Jamaica Independence Act 1962
- Parliament of the United Kingdom
- Long title: An Act to make provision for, and in connection with, the attainment by Jamaica of fully responsible status within the Commonwealth.
- Citation: 10 & 11 Eliz. 2. c. 40
- Territorial extent: United Kingdom

Dates
- Royal assent: 19 July 1962
- Commencement: 6 August 1962

Other legislation
- Amends: West Indies Act 1962
- Amended by: Emergency Laws (Re-enactments and Repeals) Act 1964; Finance Act 1969; Statute Law (Repeals) Act 1969; Civil Aviation Act 1971; Statute Law (Repeals) Act 1977; Interpretation Act 1978; International Organisations Act 1981; British Nationality Act 1981; Family Law Act 1986; Copyright, Designs and Patents Act 1988; Merchant Shipping Act 1995; Commonwealth Act 2002; Armed Forces Act 2006;

Status: Amended

Text of statute as originally enacted

Revised text of statute as amended

Text of the Jamaica Independence Act 1962 as in force today (including any amendments) within the United Kingdom, from legislation.gov.uk.

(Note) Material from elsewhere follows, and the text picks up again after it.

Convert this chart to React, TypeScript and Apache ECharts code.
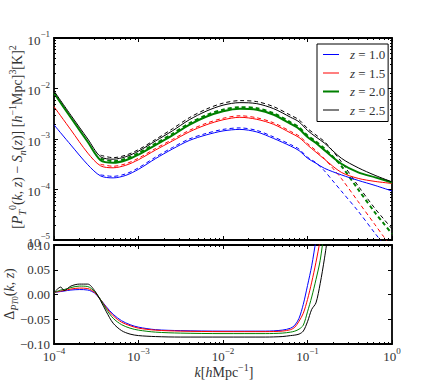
import React, { useEffect, useRef } from "react";
import * as echarts from "echarts";

// ---- data (log10 values) ----
const seriesNames = ["z = 1.0", "z = 1.5", "z = 2.0", "z = 2.5"];
const seriesColors = ["#0000ff", "#ff0000", "#008000", "#000000"];
const seriesWidths = [1, 1, 2, 1];

const logKTop = [-4, -3.8, -3.6, -3.45, -3.3, -3.15, -3.0, -2.8, -2.6, -2.4, -2.2, -2.0, -1.8, -1.6, -1.4, -1.2, -1.1, -1.0, -0.9, -0.8, -0.6, -0.4, -0.2, 0];
const logPBlue = [-2.72, -3.12, -3.51, -3.73, -3.77, -3.72, -3.60, -3.39, -3.20, -3.03, -2.92, -2.84, -2.81, -2.86, -2.99, -3.14, -3.23, -3.38, -3.48, -3.58, -3.71, -3.82, -3.92, -4.03];
const logPRed = [-2.36, -2.82, -3.28, -3.53, -3.57, -3.52, -3.41, -3.22, -3.04, -2.86, -2.72, -2.62, -2.57, -2.61, -2.71, -2.88, -2.97, -3.12, -3.26, -3.40, -3.66, -3.78, -3.84, -3.88];
const logPGreen = [-2.09, -2.58, -3.06, -3.42, -3.47, -3.42, -3.31, -3.12, -2.93, -2.72, -2.56, -2.45, -2.40, -2.42, -2.52, -2.70, -2.80, -2.96, -3.08, -3.22, -3.49, -3.66, -3.76, -3.86];
const logPBlack = [-2.05, -2.53, -3.00, -3.35, -3.40, -3.35, -3.24, -3.04, -2.84, -2.62, -2.45, -2.33, -2.28, -2.30, -2.40, -2.57, -2.66, -2.83, -2.96, -3.08, -3.38, -3.57, -3.72, -3.85];

const logKDashed = [-3.45, -3.3, -3.15, -3.0, -2.8, -2.6, -2.4, -2.2, -2.0, -1.8, -1.6, -1.4, -1.2, -1.1, -1.0, -0.9, -0.8, -0.7, -0.6, -0.4, -0.2, -0.1, 0];
const logPBlueD = [-3.71, -3.74, -3.69, -3.57, -3.36, -3.17, -3.00, -2.89, -2.81, -2.78, -2.83, -2.96, -3.11, -3.20, -3.36, -3.47, -3.63, -3.83, -4.03, -4.43, -4.87, -5.08, -5.30];
const logPRedD = [-3.50, -3.54, -3.49, -3.38, -3.19, -3.01, -2.83, -2.69, -2.59, -2.54, -2.58, -2.68, -2.85, -2.94, -3.09, -3.23, -3.39, -3.58, -3.78, -4.24, -4.70, -4.93, -5.15];
const logPGreenD = [-3.39, -3.44, -3.39, -3.28, -3.09, -2.90, -2.69, -2.53, -2.42, -2.37, -2.39, -2.49, -2.67, -2.77, -2.93, -3.05, -3.19, -3.35, -3.53, -4.00, -4.46, -4.67, -4.88];
const logPBlackD = [-3.32, -3.37, -3.32, -3.21, -3.01, -2.80, -2.58, -2.41, -2.29, -2.24, -2.26, -2.36, -2.53, -2.62, -2.79, -2.92, -3.05, -3.24, -3.45, -3.93, -4.38, -4.58, -4.78];

const logKBottom = [-4, -3.92, -3.88, -3.8, -3.7, -3.6, -3.52, -3.45, -3.38, -3.3, -3.2, -3.1, -3.0, -2.8, -2.5, -2.0, -1.5, -1.3, -1.2, -1.15, -1.1, -1.05, -1.0, -0.95, -0.9, -0.85, -0.8, -0.75];
const deltaBlue = [0.004, 0.006, 0.007, 0.009, 0.010, 0.009, 0.003, -0.010, -0.025, -0.040, -0.053, -0.061, -0.066, -0.071, -0.073, -0.074, -0.074, -0.072, -0.068, -0.062, -0.048, -0.020, 0.018, 0.058, 0.11, 0.16, 0.21, 0.26];
const deltaRed = [0.004, 0.007, 0.008, 0.011, 0.013, 0.012, 0.004, -0.010, -0.027, -0.043, -0.056, -0.063, -0.068, -0.072, -0.074, -0.075, -0.075, -0.074, -0.071, -0.066, -0.054, -0.038, -0.010, 0.025, 0.065, 0.11, 0.16, 0.21];
const deltaGreen = [0.004, 0.009, 0.010, 0.014, 0.017, 0.016, 0.006, -0.010, -0.030, -0.048, -0.061, -0.068, -0.072, -0.076, -0.078, -0.079, -0.079, -0.078, -0.076, -0.074, -0.070, -0.062, -0.035, -0.005, 0.030, 0.069, 0.13, 0.19];
const deltaBlack = [0.004, 0.015, 0.008, 0.017, 0.021, 0.021, 0.008, -0.012, -0.035, -0.058, -0.073, -0.080, -0.083, -0.085, -0.086, -0.086, -0.086, -0.085, -0.083, -0.082, -0.080, -0.074, -0.055, -0.030, -0.017, 0.022, 0.072, 0.13];

const solidTop = [logPBlue, logPRed, logPGreen, logPBlack];
const dashedTop = [logPBlueD, logPRedD, logPGreenD, logPBlackD];
const deltas = [deltaBlue, deltaRed, deltaGreen, deltaBlack];

const kDecades = [-4, -3, -2, -1];
const pDecades = [-5, -4, -3, -2];
const minorMult = [2, 3, 4, 5, 6, 7, 8, 9];

const FONT = "'Liberation Serif', 'DejaVu Serif', serif";
const TXT = "#333";

const supRich = {
  b: { fontFamily: FONT, fontSize: 13, color: TXT, lineHeight: 17, verticalAlign: "bottom" },
  s: { fontFamily: FONT, fontSize: 9, color: TXT, lineHeight: 10, verticalAlign: "top" },
};
const pow10Label = (v: number) => {
  const n = Math.round(Math.log10(v));
  return `{b|10}{s|${n < 0 ? "\u2212" + -n : n}}`;
};

const ICON_THIN = "path://M0,0h0.01v0.01h-0.01zM0,5.5h16v1h-16zM0,11.99h0.01v0.01h-0.01z";
const ICON_THICK = "path://M0,0h0.01v0.01h-0.01zM0,5h16v2h-16zM0,11.99h0.01v0.01h-0.01z";

export default function App() {
  const ref = useRef<HTMLDivElement>(null);
  useEffect(() => {
    const chart = echarts.init(ref.current!, null, { renderer: "svg" });
    const axisLine = { show: true, lineStyle: { color: "#000", width: 1.8 } };
    const tick = { show: true, inside: true, length: 4, lineStyle: { color: "#000", width: 1 } };
    const logX = (grid: number, pos: string, labels: boolean) => ({
      type: "log", logBase: 10, gridIndex: grid, position: pos, min: 1e-4, max: 1,
      axisLine: { ...axisLine, onZero: false }, axisTick: tick, splitLine: { show: false },
      axisLabel: labels
        ? { show: true, margin: 2, formatter: pow10Label, rich: supRich, showMinLabel: true, showMaxLabel: true }
        : { show: false },
    });

    const series: any[] = [];
    for (let i = 0; i < 4; i++) {
      series.push({
        type: "line", name: seriesNames[i], xAxisIndex: 0, yAxisIndex: 0, symbol: "none",
        smooth: 0.3, color: seriesColors[i],
        lineStyle: { color: seriesColors[i], width: seriesWidths[i] },
        data: logKTop.map((x, j) => [Math.pow(10, x), Math.pow(10, solidTop[i][j])]),
        z: 3,
      });
    }
    for (let i = 0; i < 4; i++) {
      series.push({
        type: "line", name: seriesNames[i] + " linear", xAxisIndex: 0, yAxisIndex: 0, symbol: "none",
        smooth: 0.3, color: seriesColors[i],
        lineStyle: { color: seriesColors[i], width: seriesWidths[i], type: [4, 3] },
        data: logKDashed.map((x, j) => [Math.pow(10, x), Math.pow(10, dashedTop[i][j])]),
        z: 2,
      });
    }
    for (let i = 0; i < 4; i++) {
      series.push({
        type: "line", name: seriesNames[i] + " delta", xAxisIndex: 2, yAxisIndex: 2, symbol: "none",
        smooth: 0.3, color: seriesColors[i],
        lineStyle: { color: seriesColors[i], width: 1 },
        data: logKBottom.map((x, j) => [Math.pow(10, x), deltas[i][j]]),
      });
    }

    const minorK: number[][] = [];
    kDecades.forEach((d) => minorMult.forEach((m) => minorK.push([m * Math.pow(10, d)])));
    const minorP: number[][] = [];
    pDecades.forEach((d) => minorMult.forEach((m) => minorP.push([m * Math.pow(10, d)])));

    const tickStyle = { stroke: "#000", lineWidth: 1 };
    const xMinor = (xi: number, yi: number, yv: number) => ({
      type: "custom", xAxisIndex: xi, yAxisIndex: yi, silent: true, z: 5,
      data: minorK.map((d) => [d[0], yv]),
      renderItem: (params: any, api: any) => {
        const cs = params.coordSys;
        const x = Math.round(api.coord([api.value(0), api.value(1)])[0]) + 0.5;
        const b = cs.y + cs.height;
        return {
          type: "group",
          children: [
            { type: "line", shape: { x1: x, y1: b, x2: x, y2: b - 2 }, style: tickStyle },
            { type: "line", shape: { x1: x, y1: cs.y, x2: x, y2: cs.y + 2 }, style: tickStyle },
          ],
        };
      },
    });
    series.push(xMinor(0, 0, 1e-3));
    series.push(xMinor(2, 2, 0));
    series.push({
      type: "custom", xAxisIndex: 0, yAxisIndex: 0, silent: true, z: 5,
      data: minorP.map((d) => [1e-2, d[0]]),
      renderItem: (params: any, api: any) => {
        const cs = params.coordSys;
        const y = Math.round(api.coord([api.value(0), api.value(1)])[1]) + 0.5;
        const r = cs.x + cs.width;
        return {
          type: "group",
          children: [
            { type: "line", shape: { x1: cs.x, y1: y, x2: cs.x + 2, y2: y }, style: tickStyle },
            { type: "line", shape: { x1: r, y1: y, x2: r - 2, y2: y }, style: tickStyle },
          ],
        };
      },
    });

    const ylabelTop =
      "{n|[}{i|P}{sub|T}{sup|0}{n|(}{i|k}{n|, }{i|z}{n|) \u2212 }{i|S}{sub|n}{n|(}{i|z}{n|)] [}{i|h}{sup|\u22121}{n|Mpc]}{sup|3}{n|[K]}{sup|2}";
    const ylabelBot = "{n|\u0394}{sub|P}{ssub|T}{sub2|0}{n|(}{i|k}{n|, }{i|z}{n|)}";
    const xlabel = "{i|k}{n|[}{i|h}{n|Mpc}{sup|\u22121}{n|]}";
    const labRich = {
      n: { fontFamily: FONT, fontSize: 14, color: TXT, lineHeight: 20, verticalAlign: "middle" },
      i: { fontFamily: FONT, fontSize: 14, fontStyle: "italic", color: TXT, lineHeight: 20, verticalAlign: "middle" },
      sub: { fontFamily: FONT, fontSize: 10, fontStyle: "italic", color: TXT, lineHeight: 10, verticalAlign: "bottom" },
      sup: { fontFamily: FONT, fontSize: 10, color: TXT, lineHeight: 10, verticalAlign: "top" },
      ssub: { fontFamily: FONT, fontSize: 8, fontStyle: "italic", color: TXT, lineHeight: 6, verticalAlign: "bottom" },
      sub2: { fontFamily: FONT, fontSize: 8, color: TXT, lineHeight: 16, verticalAlign: "bottom" },
    };
    const textEl = (text: string, x: number, y: number, rot: number) => ({
      type: "text", x, y, rotation: rot, silent: true,
      style: {
        text, rich: labRich, fontFamily: FONT, fontSize: 14, fill: TXT,
        align: "center", verticalAlign: "middle", textAlign: "center", textVerticalAlign: "middle",
      },
    });

    chart.setOption({
      animation: false,
      backgroundColor: "#fff",
      grid: [
        { left: 54, top: 38, width: 338, height: 202 },
        { left: 54, top: 245, width: 338, height: 99 },
      ],
      xAxis: [logX(0, "bottom", false), logX(0, "top", false), logX(1, "bottom", true), logX(1, "top", false)],
      yAxis: [
        {
          type: "log", logBase: 10, gridIndex: 0, position: "left", min: 1e-5, max: 1e-1,
          axisLine, axisTick: tick, splitLine: { show: false },
          axisLabel: { margin: 4, formatter: pow10Label, rich: supRich, showMinLabel: true, showMaxLabel: true },
        },
        {
          type: "log", logBase: 10, gridIndex: 0, position: "right", min: 1e-5, max: 1e-1,
          axisLine, axisTick: tick, splitLine: { show: false }, axisLabel: { show: false },
        },
        {
          type: "value", gridIndex: 1, position: "left", min: -0.1, max: 0.1, interval: 0.05,
          axisLine, axisTick: tick, splitLine: { show: false },
          axisLabel: {
            margin: 4, fontFamily: FONT, fontSize: 13, color: TXT,
            formatter: (v: number) => (Math.abs(v) < 1e-9 ? "0.00" : v.toFixed(2).replace("-", "\u2212")),
          },
        },
        {
          type: "value", gridIndex: 1, position: "right", min: -0.1, max: 0.1, interval: 0.05,
          axisLine, axisTick: tick, splitLine: { show: false }, axisLabel: { show: false },
        },
      ],
      legend: {
        data: seriesNames.map((n, i) => ({ name: n, icon: seriesWidths[i] > 1 ? ICON_THICK : ICON_THIN })),
        orient: "vertical",
        left: 317,
        top: 44,
        padding: [4, 3, 5, 6],
        itemGap: 5.5,
        itemWidth: 16,
        itemHeight: 12,
        borderColor: "#000",
        borderWidth: 1,
        backgroundColor: "#fff",
        selectedMode: false,
        itemStyle: { borderWidth: 0 },
        formatter: (name: string) => `{i|z}{t| = ${name.split("= ")[1]}}`,
        textStyle: {
          color: TXT, fontFamily: FONT, fontSize: 13, lineHeight: 12,
          rich: {
            i: { fontFamily: FONT, fontSize: 13, fontStyle: "italic", color: TXT, padding: [0, 0, 0, 6], lineHeight: 12 },
            t: { fontFamily: FONT, fontSize: 13, color: TXT, lineHeight: 12 },
          },
        },
      },
      graphic: [
        textEl(ylabelTop, 17, 137, Math.PI / 2),
        textEl(ylabelBot, 9, 294, Math.PI / 2),
        textEl(xlabel, 224, 372, 0),
      ],
      series,
    });
    return () => chart.dispose();
  }, []);
  return <div ref={ref} style={{ position: "fixed", left: 0, top: 0, width: 436, height: 382 }} />;
}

= Jamaica Independence Act 1962 =

Act of the Parliament of the United Kingdom

The Jamaica Independence Act 1962 (10 & 11 Eliz. 2. c. 40) is an act of the Parliament of the United Kingdom that granted independence to Jamaica with effect from 6 August 1962.

As a result of the act, Jamaica became the first English-speaking country in the West Indies to achieve full independence from the United Kingdom. At independence, Jamaica became a member of the Commonwealth of Nations as a Commonwealth realm; prior to this, Jamaica had been part of the West Indies Federation from 1958. With the independence of Jamaica, the Cayman Islands reverted from being a self-governing territory of Jamaica to direct British rule.

== Background to enactment ==
The bill was first presented in the House of Commons of the United Kingdom as the Jamaica Independence Bill on 22 May 1962, by Secretary of State for the Colonies, Reginald Maudling. It was passed in the House of Commons after a third reading and committee on 29 June 1962.
It entered the House of Lords on 2 July 1962 and was read by Michael Hicks Beach, 2nd Earl St Aldwyn on 5 July 1962. It was passed in the House of Lords on 16 July 1962 without any amendments.

The bill received royal assent on 19 July 1962, from Queen Elizabeth II. As per section one of the act, it came into force on 6 August 1962, which is marked annually in Jamaica as Independence Day.